[Recorded data]
>>

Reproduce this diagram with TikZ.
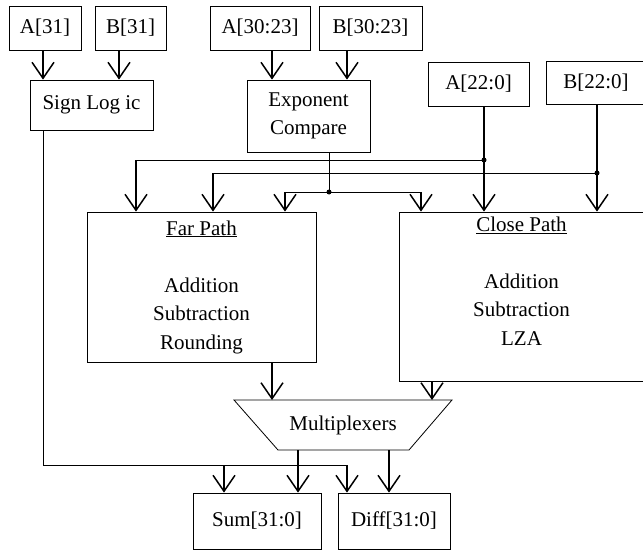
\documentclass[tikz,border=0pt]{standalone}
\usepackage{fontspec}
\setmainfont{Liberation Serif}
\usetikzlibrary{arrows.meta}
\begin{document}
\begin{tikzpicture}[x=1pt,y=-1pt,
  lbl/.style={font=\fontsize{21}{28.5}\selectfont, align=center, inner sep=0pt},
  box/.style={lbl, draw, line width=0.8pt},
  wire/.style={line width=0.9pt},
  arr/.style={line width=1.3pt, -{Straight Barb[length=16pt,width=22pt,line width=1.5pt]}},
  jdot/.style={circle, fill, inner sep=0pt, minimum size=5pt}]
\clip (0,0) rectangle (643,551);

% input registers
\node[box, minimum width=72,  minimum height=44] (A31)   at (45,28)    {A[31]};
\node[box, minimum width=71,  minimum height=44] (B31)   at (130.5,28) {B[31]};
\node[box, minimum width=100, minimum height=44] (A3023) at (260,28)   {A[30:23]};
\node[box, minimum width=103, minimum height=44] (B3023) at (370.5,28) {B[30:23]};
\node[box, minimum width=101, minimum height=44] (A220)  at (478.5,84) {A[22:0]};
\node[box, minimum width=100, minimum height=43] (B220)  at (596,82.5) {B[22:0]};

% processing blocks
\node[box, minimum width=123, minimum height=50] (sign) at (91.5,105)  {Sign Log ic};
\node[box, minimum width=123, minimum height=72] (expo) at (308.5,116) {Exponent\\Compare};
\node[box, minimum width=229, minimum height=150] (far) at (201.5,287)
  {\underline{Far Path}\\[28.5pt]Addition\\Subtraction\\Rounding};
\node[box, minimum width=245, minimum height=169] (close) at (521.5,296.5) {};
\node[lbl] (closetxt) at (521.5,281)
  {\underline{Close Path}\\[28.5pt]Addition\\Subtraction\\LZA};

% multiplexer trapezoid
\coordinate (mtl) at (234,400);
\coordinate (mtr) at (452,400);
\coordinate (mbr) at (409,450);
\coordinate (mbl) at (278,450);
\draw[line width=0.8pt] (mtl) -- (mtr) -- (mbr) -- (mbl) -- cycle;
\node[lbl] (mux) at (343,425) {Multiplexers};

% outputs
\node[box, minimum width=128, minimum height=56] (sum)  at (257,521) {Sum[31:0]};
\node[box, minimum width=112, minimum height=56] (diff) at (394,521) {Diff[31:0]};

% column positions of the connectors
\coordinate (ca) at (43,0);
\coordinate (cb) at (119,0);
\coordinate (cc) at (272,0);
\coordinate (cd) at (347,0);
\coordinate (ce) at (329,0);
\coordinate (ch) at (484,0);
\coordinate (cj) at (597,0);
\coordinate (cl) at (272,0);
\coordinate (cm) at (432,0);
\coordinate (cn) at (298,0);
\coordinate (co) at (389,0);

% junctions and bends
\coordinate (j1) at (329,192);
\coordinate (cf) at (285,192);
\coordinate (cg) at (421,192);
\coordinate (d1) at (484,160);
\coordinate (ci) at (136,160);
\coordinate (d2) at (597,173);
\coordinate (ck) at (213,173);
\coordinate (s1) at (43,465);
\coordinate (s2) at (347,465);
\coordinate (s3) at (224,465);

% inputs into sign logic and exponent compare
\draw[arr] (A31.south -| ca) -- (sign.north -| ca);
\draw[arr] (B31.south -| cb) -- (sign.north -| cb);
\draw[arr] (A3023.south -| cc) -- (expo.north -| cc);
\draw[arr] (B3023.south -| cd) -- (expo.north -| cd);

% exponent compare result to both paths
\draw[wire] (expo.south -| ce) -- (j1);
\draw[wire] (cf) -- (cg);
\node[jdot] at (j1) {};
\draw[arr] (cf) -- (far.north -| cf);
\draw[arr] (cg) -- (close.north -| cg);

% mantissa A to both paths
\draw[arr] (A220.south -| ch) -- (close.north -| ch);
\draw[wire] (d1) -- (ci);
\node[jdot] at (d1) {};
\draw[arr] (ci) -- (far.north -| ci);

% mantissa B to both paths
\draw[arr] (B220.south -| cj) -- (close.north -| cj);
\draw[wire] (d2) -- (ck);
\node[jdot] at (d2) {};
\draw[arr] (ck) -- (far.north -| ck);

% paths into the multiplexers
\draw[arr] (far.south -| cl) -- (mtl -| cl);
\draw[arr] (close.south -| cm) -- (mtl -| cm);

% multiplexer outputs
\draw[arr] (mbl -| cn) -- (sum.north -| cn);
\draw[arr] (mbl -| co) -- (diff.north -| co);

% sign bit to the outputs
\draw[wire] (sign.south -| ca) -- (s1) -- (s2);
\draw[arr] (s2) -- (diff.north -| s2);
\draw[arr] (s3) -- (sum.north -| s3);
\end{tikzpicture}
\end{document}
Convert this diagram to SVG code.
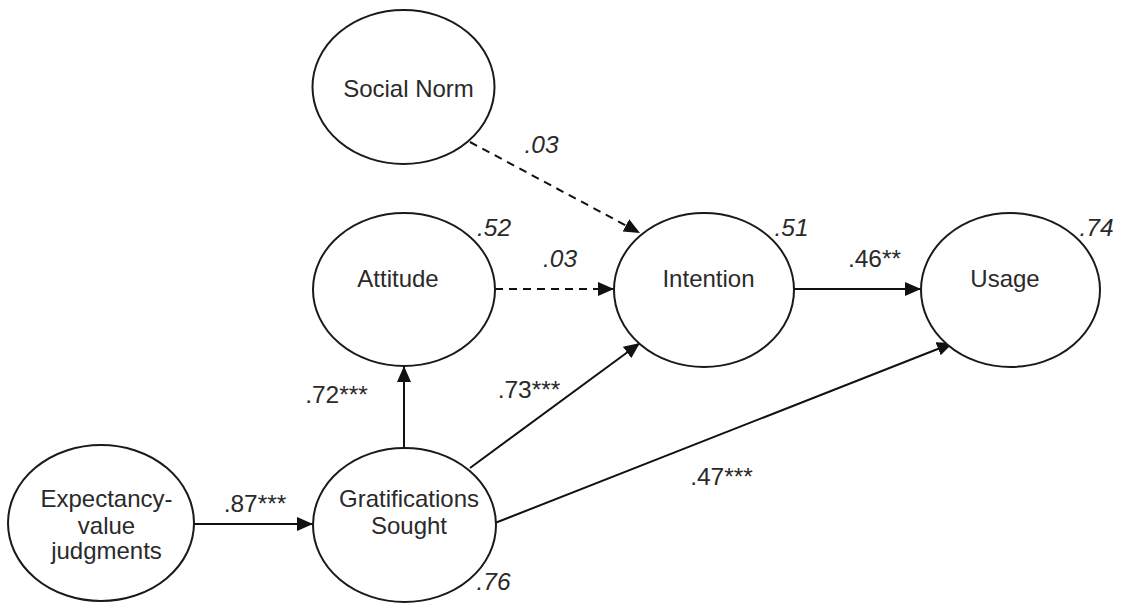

<<
>>

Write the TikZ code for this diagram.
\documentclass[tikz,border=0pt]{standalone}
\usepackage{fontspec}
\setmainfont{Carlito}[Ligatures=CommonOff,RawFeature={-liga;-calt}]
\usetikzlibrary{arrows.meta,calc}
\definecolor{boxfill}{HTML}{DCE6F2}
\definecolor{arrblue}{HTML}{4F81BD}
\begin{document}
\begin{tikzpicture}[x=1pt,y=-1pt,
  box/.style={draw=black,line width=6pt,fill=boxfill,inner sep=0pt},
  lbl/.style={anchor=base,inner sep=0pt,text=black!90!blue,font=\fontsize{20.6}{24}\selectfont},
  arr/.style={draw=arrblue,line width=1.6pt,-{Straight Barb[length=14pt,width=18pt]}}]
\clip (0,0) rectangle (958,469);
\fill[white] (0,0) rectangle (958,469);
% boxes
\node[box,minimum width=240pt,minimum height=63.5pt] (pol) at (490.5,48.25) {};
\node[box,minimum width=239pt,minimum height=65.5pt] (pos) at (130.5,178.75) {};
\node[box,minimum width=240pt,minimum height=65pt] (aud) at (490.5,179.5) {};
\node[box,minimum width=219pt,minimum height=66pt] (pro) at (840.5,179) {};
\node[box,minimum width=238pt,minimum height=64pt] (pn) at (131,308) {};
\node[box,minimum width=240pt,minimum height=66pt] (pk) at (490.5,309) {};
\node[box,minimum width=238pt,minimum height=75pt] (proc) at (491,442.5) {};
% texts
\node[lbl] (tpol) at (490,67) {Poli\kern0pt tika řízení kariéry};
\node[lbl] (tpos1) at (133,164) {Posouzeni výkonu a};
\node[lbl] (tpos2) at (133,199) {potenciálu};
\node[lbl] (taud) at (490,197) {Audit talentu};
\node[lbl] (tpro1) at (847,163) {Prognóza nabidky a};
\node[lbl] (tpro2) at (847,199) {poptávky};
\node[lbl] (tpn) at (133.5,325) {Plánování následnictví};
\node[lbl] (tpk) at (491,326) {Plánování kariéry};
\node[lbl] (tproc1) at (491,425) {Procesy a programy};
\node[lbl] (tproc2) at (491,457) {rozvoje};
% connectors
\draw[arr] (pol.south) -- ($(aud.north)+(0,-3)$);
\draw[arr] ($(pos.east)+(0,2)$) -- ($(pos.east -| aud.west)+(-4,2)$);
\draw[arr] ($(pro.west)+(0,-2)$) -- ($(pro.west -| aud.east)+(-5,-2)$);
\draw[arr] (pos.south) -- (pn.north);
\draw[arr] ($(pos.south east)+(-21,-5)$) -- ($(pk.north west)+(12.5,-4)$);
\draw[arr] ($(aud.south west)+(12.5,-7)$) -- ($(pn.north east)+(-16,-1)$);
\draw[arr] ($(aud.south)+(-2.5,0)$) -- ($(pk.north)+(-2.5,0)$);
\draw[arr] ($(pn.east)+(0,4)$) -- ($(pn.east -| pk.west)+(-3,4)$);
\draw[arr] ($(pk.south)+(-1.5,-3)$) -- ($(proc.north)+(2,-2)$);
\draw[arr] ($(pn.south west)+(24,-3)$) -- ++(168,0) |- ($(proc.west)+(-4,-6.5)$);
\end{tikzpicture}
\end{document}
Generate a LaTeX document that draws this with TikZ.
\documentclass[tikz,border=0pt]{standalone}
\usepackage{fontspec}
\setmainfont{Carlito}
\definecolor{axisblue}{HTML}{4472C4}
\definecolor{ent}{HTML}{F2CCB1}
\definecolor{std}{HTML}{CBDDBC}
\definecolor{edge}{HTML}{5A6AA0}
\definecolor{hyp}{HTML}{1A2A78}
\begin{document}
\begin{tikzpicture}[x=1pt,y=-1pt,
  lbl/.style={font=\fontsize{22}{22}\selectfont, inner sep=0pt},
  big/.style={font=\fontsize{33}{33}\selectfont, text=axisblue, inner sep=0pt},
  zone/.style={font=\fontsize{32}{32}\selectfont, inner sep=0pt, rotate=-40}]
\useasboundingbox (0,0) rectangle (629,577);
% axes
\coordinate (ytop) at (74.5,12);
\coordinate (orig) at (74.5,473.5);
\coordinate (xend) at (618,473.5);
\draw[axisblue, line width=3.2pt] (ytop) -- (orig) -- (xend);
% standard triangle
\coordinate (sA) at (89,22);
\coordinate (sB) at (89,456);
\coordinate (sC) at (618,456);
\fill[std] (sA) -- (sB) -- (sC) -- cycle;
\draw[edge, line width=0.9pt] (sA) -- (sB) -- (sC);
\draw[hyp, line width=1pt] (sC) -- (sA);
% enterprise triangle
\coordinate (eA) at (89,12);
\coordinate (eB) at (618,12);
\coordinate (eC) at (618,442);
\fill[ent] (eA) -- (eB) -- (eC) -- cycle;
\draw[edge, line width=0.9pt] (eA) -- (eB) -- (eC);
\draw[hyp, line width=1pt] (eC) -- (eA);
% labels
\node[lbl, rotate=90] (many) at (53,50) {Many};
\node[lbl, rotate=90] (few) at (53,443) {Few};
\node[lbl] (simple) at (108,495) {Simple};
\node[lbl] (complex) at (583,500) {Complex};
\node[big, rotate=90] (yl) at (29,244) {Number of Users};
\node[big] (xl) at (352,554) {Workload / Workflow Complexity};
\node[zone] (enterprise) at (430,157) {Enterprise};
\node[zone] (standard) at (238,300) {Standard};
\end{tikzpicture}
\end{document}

<<

• Short problem
From the records above, work out how many lines contain the string "code". Give only the number.

• Final result
2